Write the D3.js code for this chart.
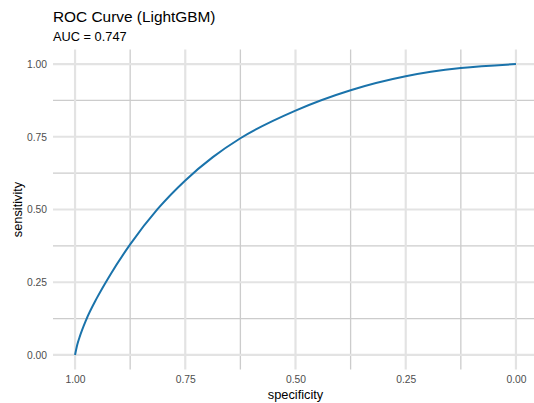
<!DOCTYPE html>
<html>
<head>
<meta charset="utf-8">
<script src="https://cdn.jsdelivr.net/npm/d3@7"></script>
<style>
  body { margin: 0; background: #fff; }
  text { font-family: "Liberation Sans", Arial, sans-serif; }
</style>
</head>
<body>
<div id="chart"></div>
<script>
  // ROC points (specificity, sensitivity)
  const specificity = [1.0, 0.995, 0.99, 0.975, 0.95, 0.92, 0.875, 0.8125, 0.75, 0.6875, 0.625, 0.5, 0.375, 0.25, 0.125, 0.0];
  const sensitivity = [0.0, 0.035, 0.06, 0.12, 0.197, 0.276, 0.38, 0.502, 0.60, 0.68, 0.745, 0.84, 0.91, 0.958, 0.986, 1.0];
  const majorTicks = [0, 0.25, 0.5, 0.75, 1];
  const minorTicks = [0.125, 0.375, 0.625, 0.875];

  const width = 534, height = 403;
  const margin = { top: 49.5, right: -4, bottom: 33.5, left: 53 };
  const innerW = width - margin.left - margin.right;
  const innerH = height - margin.top - margin.bottom;

  const svg = d3.select("#chart").append("svg")
      .attr("width", width)
      .attr("height", height);

  // Title and subtitle (aligned with panel)
  svg.append("text").attr("x", margin.left).attr("y", 22)
      .style("font-size", "15.4px").attr("fill", "#000")
      .text("ROC Curve (LightGBM)");
  svg.append("text").attr("x", margin.left).attr("y", 41)
      .style("font-size", "12.8px").attr("fill", "#000")
      .text("AUC = 0.747");

  const g = svg.append("g")
      .attr("transform", `translate(${margin.left}, ${margin.top})`);

  // reversed x (specificity 1 -> 0), 5% expansion
  const x = d3.scaleLinear().domain([1.05, -0.05]).range([0, innerW]);
  const y = d3.scaleLinear().domain([-0.05, 1.05]).range([innerH, 0]);

  // minor grid
  g.selectAll(".minor-x").data(minorTicks).enter().append("line")
      .attr("x1", d => x(d)).attr("x2", d => x(d))
      .attr("y1", 0).attr("y2", innerH)
      .attr("stroke", "#cccccc").attr("stroke-width", 1.3);
  g.selectAll(".minor-y").data(minorTicks).enter().append("line")
      .attr("y1", d => y(d)).attr("y2", d => y(d))
      .attr("x1", 0).attr("x2", innerW)
      .attr("stroke", "#cccccc").attr("stroke-width", 1.3);

  // major grid
  g.selectAll(".major-x").data(majorTicks).enter().append("line")
      .attr("x1", d => x(d)).attr("x2", d => x(d))
      .attr("y1", 0).attr("y2", innerH)
      .attr("stroke", "#e3e3e3").attr("stroke-width", 2.2);
  g.selectAll(".major-y").data(majorTicks).enter().append("line")
      .attr("y1", d => y(d)).attr("y2", d => y(d))
      .attr("x1", 0).attr("x2", innerW)
      .attr("stroke", "#e3e3e3").attr("stroke-width", 2.2);

  // axes (labels only)
  const xAxis = g.append("g")
      .attr("transform", `translate(0, ${innerH})`)
      .call(d3.axisBottom(x).tickValues(majorTicks).tickFormat(d3.format(".2f")).tickSize(0).tickPadding(6));
  const yAxis = g.append("g")
      .call(d3.axisLeft(y).tickValues(majorTicks).tickFormat(d3.format(".2f")).tickSize(0).tickPadding(6));
  [xAxis, yAxis].forEach(a => {
    a.select(".domain").remove();
    a.selectAll("text").style("font-size", "10.3px").attr("fill", "#4d4d4d")
        .style("font-family", "Liberation Sans, Arial, sans-serif");
  });

  // ROC curve
  const pts = specificity.map((s, i) => [s, sensitivity[i]]);
  g.append("path")
      .datum(pts)
      .attr("fill", "none")
      .attr("stroke", "#1a73ab")
      .attr("stroke-width", 2)
      .attr("d", d3.line().x(d => x(d[0])).y(d => y(d[1])).curve(d3.curveMonotoneX));

  // axis titles
  svg.append("text")
      .attr("x", margin.left + x(0.5)).attr("y", 399)
      .attr("text-anchor", "middle")
      .style("font-size", "12.8px")
      .text("specificity");
  svg.append("text")
      .attr("transform", `translate(22, ${margin.top + y(0.5)}) rotate(-90)`)
      .attr("text-anchor", "middle")
      .style("font-size", "12.8px")
      .text("sensitivity");
</script>
</body>
</html>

* * * * * * * * *

▶ [Written problem]: Reproduce all of the material above word for word. Omit the pictures.

▶ [Result]:
Write the D3.js code for this chart.
<!DOCTYPE html>
<html>
<head>
<meta charset="utf-8">
<script src="https://cdn.jsdelivr.net/npm/d3@7"></script>
<style>
  body { margin: 0; background: #fff; }
  text { font-family: "Liberation Sans", Arial, sans-serif; }
</style>
</head>
<body>
<div id="chart"></div>
<script>
  // ROC points (specificity, sensitivity)
  const specificity = [1.0, 0.995, 0.99, 0.975, 0.95, 0.92, 0.875, 0.8125, 0.75, 0.6875, 0.625, 0.5, 0.375, 0.25, 0.125, 0.0];
  const sensitivity = [0.0, 0.035, 0.06, 0.12, 0.197, 0.276, 0.38, 0.502, 0.60, 0.68, 0.745, 0.84, 0.91, 0.958, 0.986, 1.0];
  const majorTicks = [0, 0.25, 0.5, 0.75, 1];
  const minorTicks = [0.125, 0.375, 0.625, 0.875];

  const width = 534, height = 403;
  const margin = { top: 49.5, right: -4, bottom: 33.5, left: 53 };
  const innerW = width - margin.left - margin.right;
  const innerH = height - margin.top - margin.bottom;

  const svg = d3.select("#chart").append("svg")
      .attr("width", width)
      .attr("height", height);

  // Title and subtitle (aligned with panel)
  svg.append("text").attr("x", margin.left).attr("y", 22)
      .style("font-size", "15.4px").attr("fill", "#000")
      .text("ROC Curve (LightGBM)");
  svg.append("text").attr("x", margin.left).attr("y", 41)
      .style("font-size", "12.8px").attr("fill", "#000")
      .text("AUC = 0.747");

  const g = svg.append("g")
      .attr("transform", `translate(${margin.left}, ${margin.top})`);

  // reversed x (specificity 1 -> 0), 5% expansion
  const x = d3.scaleLinear().domain([1.05, -0.05]).range([0, innerW]);
  const y = d3.scaleLinear().domain([-0.05, 1.05]).range([innerH, 0]);

  // minor grid
  g.selectAll(".minor-x").data(minorTicks).enter().append("line")
      .attr("x1", d => x(d)).attr("x2", d => x(d))
      .attr("y1", 0).attr("y2", innerH)
      .attr("stroke", "#cccccc").attr("stroke-width", 1.3);
  g.selectAll(".minor-y").data(minorTicks).enter().append("line")
      .attr("y1", d => y(d)).attr("y2", d => y(d))
      .attr("x1", 0).attr("x2", innerW)
      .attr("stroke", "#cccccc").attr("stroke-width", 1.3);

  // major grid
  g.selectAll(".major-x").data(majorTicks).enter().append("line")
      .attr("x1", d => x(d)).attr("x2", d => x(d))
      .attr("y1", 0).attr("y2", innerH)
      .attr("stroke", "#e3e3e3").attr("stroke-width", 2.2);
  g.selectAll(".major-y").data(majorTicks).enter().append("line")
      .attr("y1", d => y(d)).attr("y2", d => y(d))
      .attr("x1", 0).attr("x2", innerW)
      .attr("stroke", "#e3e3e3").attr("stroke-width", 2.2);

  // axes (labels only)
  const xAxis = g.append("g")
      .attr("transform", `translate(0, ${innerH})`)
      .call(d3.axisBottom(x).tickValues(majorTicks).tickFormat(d3.format(".2f")).tickSize(0).tickPadding(6));
  const yAxis = g.append("g")
      .call(d3.axisLeft(y).tickValues(majorTicks).tickFormat(d3.format(".2f")).tickSize(0).tickPadding(6));
  [xAxis, yAxis].forEach(a => {
    a.select(".domain").remove();
    a.selectAll("text").style("font-size", "10.3px").attr("fill", "#4d4d4d")
        .style("font-family", "Liberation Sans, Arial, sans-serif");
  });

  // ROC curve
  const pts = specificity.map((s, i) => [s, sensitivity[i]]);
  g.append("path")
      .datum(pts)
      .attr("fill", "none")
      .attr("stroke", "#1a73ab")
      .attr("stroke-width", 2)
      .attr("d", d3.line().x(d => x(d[0])).y(d => y(d[1])).curve(d3.curveMonotoneX));

  // axis titles
  svg.append("text")
      .attr("x", margin.left + x(0.5)).attr("y", 399)
      .attr("text-anchor", "middle")
      .style("font-size", "12.8px")
      .text("specificity");
  svg.append("text")
      .attr("transform", `translate(22, ${margin.top + y(0.5)}) rotate(-90)`)
      .attr("text-anchor", "middle")
      .style("font-size", "12.8px")
      .text("sensitivity");
</script>
</body>
</html>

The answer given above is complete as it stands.